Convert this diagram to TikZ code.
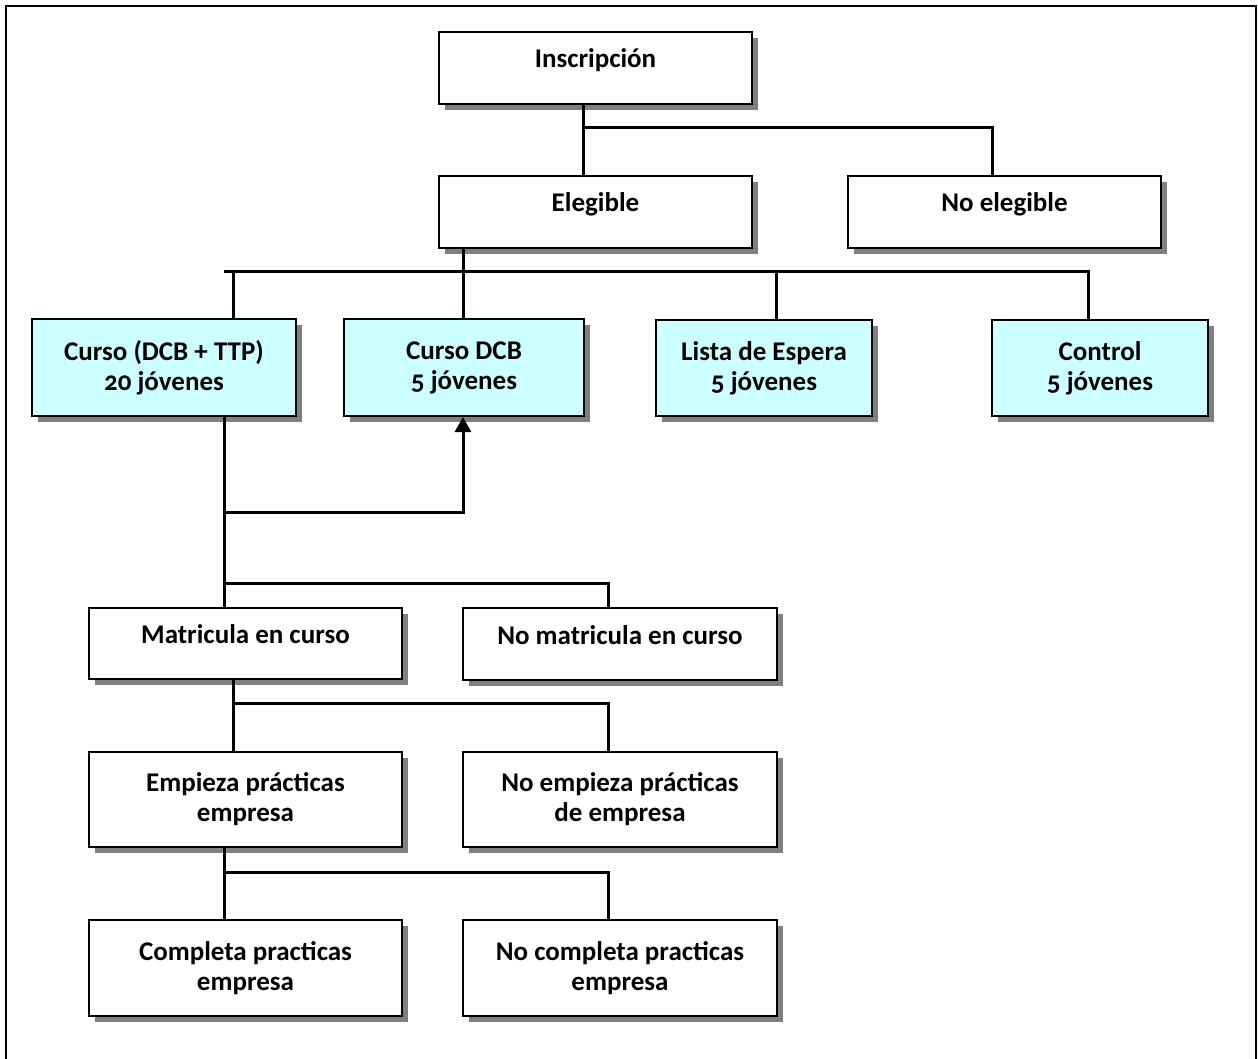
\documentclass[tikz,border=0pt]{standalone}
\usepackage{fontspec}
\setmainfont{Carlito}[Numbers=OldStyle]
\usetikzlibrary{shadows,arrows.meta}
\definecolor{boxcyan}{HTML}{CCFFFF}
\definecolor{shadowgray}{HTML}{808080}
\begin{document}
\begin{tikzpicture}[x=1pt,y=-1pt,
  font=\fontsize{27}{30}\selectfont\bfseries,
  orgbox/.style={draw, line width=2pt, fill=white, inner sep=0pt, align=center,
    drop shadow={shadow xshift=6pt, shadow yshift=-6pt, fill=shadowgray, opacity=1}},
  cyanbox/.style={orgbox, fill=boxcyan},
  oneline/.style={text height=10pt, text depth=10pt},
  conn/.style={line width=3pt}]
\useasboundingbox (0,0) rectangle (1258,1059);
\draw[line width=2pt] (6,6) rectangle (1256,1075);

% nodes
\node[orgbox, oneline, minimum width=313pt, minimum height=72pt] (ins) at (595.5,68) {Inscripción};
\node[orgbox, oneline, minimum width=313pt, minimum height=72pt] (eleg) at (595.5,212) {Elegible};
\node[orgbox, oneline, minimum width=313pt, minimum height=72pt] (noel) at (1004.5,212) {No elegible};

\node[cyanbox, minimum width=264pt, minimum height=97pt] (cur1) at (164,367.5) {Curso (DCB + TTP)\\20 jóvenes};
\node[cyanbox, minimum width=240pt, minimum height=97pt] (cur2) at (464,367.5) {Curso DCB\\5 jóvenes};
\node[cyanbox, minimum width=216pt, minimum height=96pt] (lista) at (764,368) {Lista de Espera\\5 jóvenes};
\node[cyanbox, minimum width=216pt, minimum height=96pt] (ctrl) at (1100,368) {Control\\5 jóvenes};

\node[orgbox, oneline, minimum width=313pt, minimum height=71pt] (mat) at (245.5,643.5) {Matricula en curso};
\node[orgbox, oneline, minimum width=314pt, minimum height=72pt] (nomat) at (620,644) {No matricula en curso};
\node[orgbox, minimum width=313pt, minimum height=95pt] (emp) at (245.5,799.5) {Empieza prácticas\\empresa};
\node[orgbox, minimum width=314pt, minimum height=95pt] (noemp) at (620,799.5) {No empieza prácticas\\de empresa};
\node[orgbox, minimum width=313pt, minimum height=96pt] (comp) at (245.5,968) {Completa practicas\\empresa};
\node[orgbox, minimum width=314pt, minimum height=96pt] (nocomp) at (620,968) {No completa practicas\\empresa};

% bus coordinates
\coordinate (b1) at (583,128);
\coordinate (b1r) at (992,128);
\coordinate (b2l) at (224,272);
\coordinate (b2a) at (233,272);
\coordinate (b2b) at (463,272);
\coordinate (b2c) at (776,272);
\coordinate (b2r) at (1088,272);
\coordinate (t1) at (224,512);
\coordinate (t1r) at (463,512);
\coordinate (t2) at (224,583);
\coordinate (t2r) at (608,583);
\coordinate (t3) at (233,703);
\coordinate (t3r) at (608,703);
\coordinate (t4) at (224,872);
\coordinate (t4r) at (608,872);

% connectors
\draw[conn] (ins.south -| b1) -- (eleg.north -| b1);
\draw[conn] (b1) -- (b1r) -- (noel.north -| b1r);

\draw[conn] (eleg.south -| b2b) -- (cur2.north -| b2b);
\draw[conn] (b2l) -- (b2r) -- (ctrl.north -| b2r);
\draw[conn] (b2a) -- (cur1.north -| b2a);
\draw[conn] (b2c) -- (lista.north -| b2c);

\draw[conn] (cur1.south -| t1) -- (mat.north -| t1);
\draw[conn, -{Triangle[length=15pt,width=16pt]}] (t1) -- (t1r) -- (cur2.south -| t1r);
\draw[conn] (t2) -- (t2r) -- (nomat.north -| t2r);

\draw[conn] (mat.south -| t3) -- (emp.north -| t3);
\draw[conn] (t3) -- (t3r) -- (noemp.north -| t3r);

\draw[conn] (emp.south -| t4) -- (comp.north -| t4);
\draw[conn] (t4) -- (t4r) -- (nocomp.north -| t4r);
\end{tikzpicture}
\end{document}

**Do this:** The lines from the start of the data through the line that contains "(6,6) rectangle (1256,1075);" are to be returned exactly, please, with both ends included and every picture left out.

**Result:**
Convert this diagram to TikZ code.
\documentclass[tikz,border=0pt]{standalone}
\usepackage{fontspec}
\setmainfont{Carlito}[Numbers=OldStyle]
\usetikzlibrary{shadows,arrows.meta}
\definecolor{boxcyan}{HTML}{CCFFFF}
\definecolor{shadowgray}{HTML}{808080}
\begin{document}
\begin{tikzpicture}[x=1pt,y=-1pt,
  font=\fontsize{27}{30}\selectfont\bfseries,
  orgbox/.style={draw, line width=2pt, fill=white, inner sep=0pt, align=center,
    drop shadow={shadow xshift=6pt, shadow yshift=-6pt, fill=shadowgray, opacity=1}},
  cyanbox/.style={orgbox, fill=boxcyan},
  oneline/.style={text height=10pt, text depth=10pt},
  conn/.style={line width=3pt}]
\useasboundingbox (0,0) rectangle (1258,1059);
\draw[line width=2pt] (6,6) rectangle (1256,1075);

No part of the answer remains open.